La democracia representativa y participativa ha puesto de moda –como una mascarada más de los embustes de la civilización- el plebeyismo, que consiste en rasar a todo el mundo y ponerlo a la misma altura y medida. Nadie descuella más. Nadie es más importante que nuestras vidas grises. Sólo los reyes constitucionales se alzan sobre la muchedumbre, mientras todos nos vamos convirtiendo lentamente en masa (aunque en masa tiktokera) y nuestras vidas en tristes masificaciones que se van disolviendo en el gris ambiente de la más alta de las civilizaciones: la de los siglos XX y XXI.
Ya no tiene mayor crédito la proposición de que la cultura, de que la civilización avanza gracias a la aparición, al resurgimiento y laboriosidad de ciertos hombres superiores como pudieron haber sido Demócrito, Zoroastro, Eurípides, Erasmo o Herbert Marcuse.
Lleva más simpatía hoy –y se recibe con municipal beneplácito- el punto de vista de que en verdad “todos somos iguales”. Las maras, las clicas y las muchedumbres sonríen complacidas al ser valoradas –pese a su general mediocridad amoral e intelectual- iguales a quien se pasa la vida (como el Doctor Fausto entre libros y documentos) sin dar lugar a la voluptuosidad, a las drogas y a la corrupción e impunidad ambiente.
Quienes inspirados en Ortega, en Nietzsche, en Unamuno (los tres en oposición a lo epicúreo) señalamos que la salvación del mundo (si es que el mundo tiene salvación en su inmanente podredumbre) podría estar en sus hombres superiores, ilustres, de espíritu aristocrático (que viene siendo opuesto a democrático) de intelectual distinción, como los grandes poetas y los profundos pensadores, o, al menos, como los jóvenes estudiantes y literatos que ya descuellan y no se hunden en los miasmas de la “cultura”.

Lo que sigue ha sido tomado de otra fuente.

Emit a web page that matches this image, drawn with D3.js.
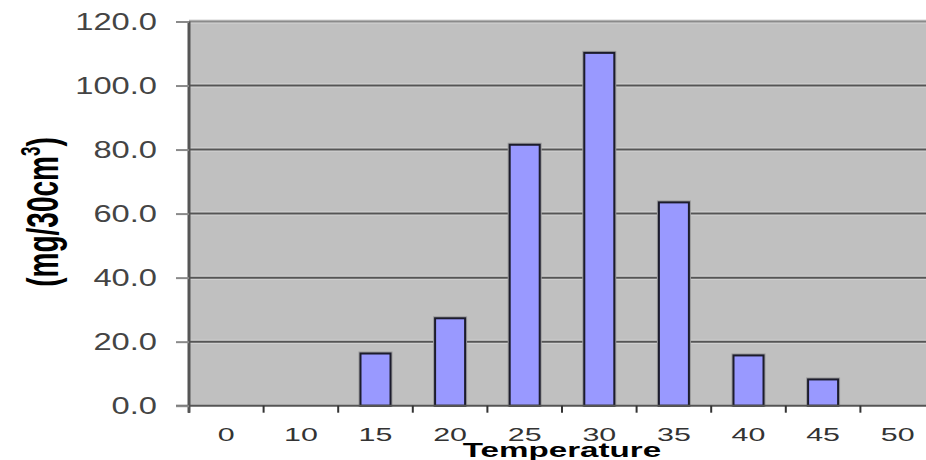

Hoy –todos ellos, los mencionados aristócratas del espíritu- son ¿o somos?, vistos con desdén, como quien ve al demonio de la sangre azul, cuando lo que nosotros sostenemos es que sólo un hombre superior (que no sea el común de la democracia) puede tomar de la mano a la masa (si es que ésta lo permite en su superioridad enteca y lábil hundida en su rutinaria vida de las redes sociales) para acercarla a la élite.
Dice Federico Nietzsche, en “Así hablaba Zaratustra”, del hombre superior:
“La primera vez que fui a los hombres cometí la estupidez propia de los que han vivido en soledad, la grande estupidez de hablar en la plaza pública”.
“Y hablando a todos no hablé a nadie. A la noche mis compañeros fueron volatineros y cadáveres; y poco faltó para que yo mismo fuera cadáver”.
“Mas al despuntar el nuevo día se me reveló nueva verdad: entonces aprendí a decir: ¡qué me importa la plaza y la plebe y el bullicio de la plebe y las orejas largas de la plebe”.
“Hombres superiores, aprended de mi esta lección: en la plaza nadie cree en hombres superiores. Y si os empeñáis en hablar allí, daos el gusto. Pero la plebe dice guiñando un ojo: Todos somos iguales: la democracia. Hombre es hombre. Ante Dios todos somos iguales”.
“Ante Dios. Pero este Dios ha muerto. Mas ante la plebe no queremos ser iguales. ¡Hombres superiores, no vayáis a la plaza!
Yo me pregunto si lleva razón el padre de “Más allá del bien y del mal” al decir que hablar en la plaza es una estupidez… Los medios masivos de comunicación y tal vez las redes sociales son un ejemplo de lo que pudo haber sido ayer (en la stoa verbi gracia) haber discutido o pronunciado discursos en el atrio, en la plaza abierta de la democracia, esto es, en el ámbito más amplio de lo popular.
La astenia de la muchedumbre es tal que prefiere interpretar -con desidia- lo primero que se le viene a la mente que hacer, en cambio, un esfuerzo singular para aprender a fondo lo que se le señala. Y entonces condena, escupe y vitupera a partir de la primera majadería que se le ocurre y desprecia al mejor preparado amparándose en la democracia –en la que todos somos iguales: masa- cuando acaso despunta -de cuando en vez- un hombre solitario que lo derriba todo para volverlo a erguir: Zaratustra.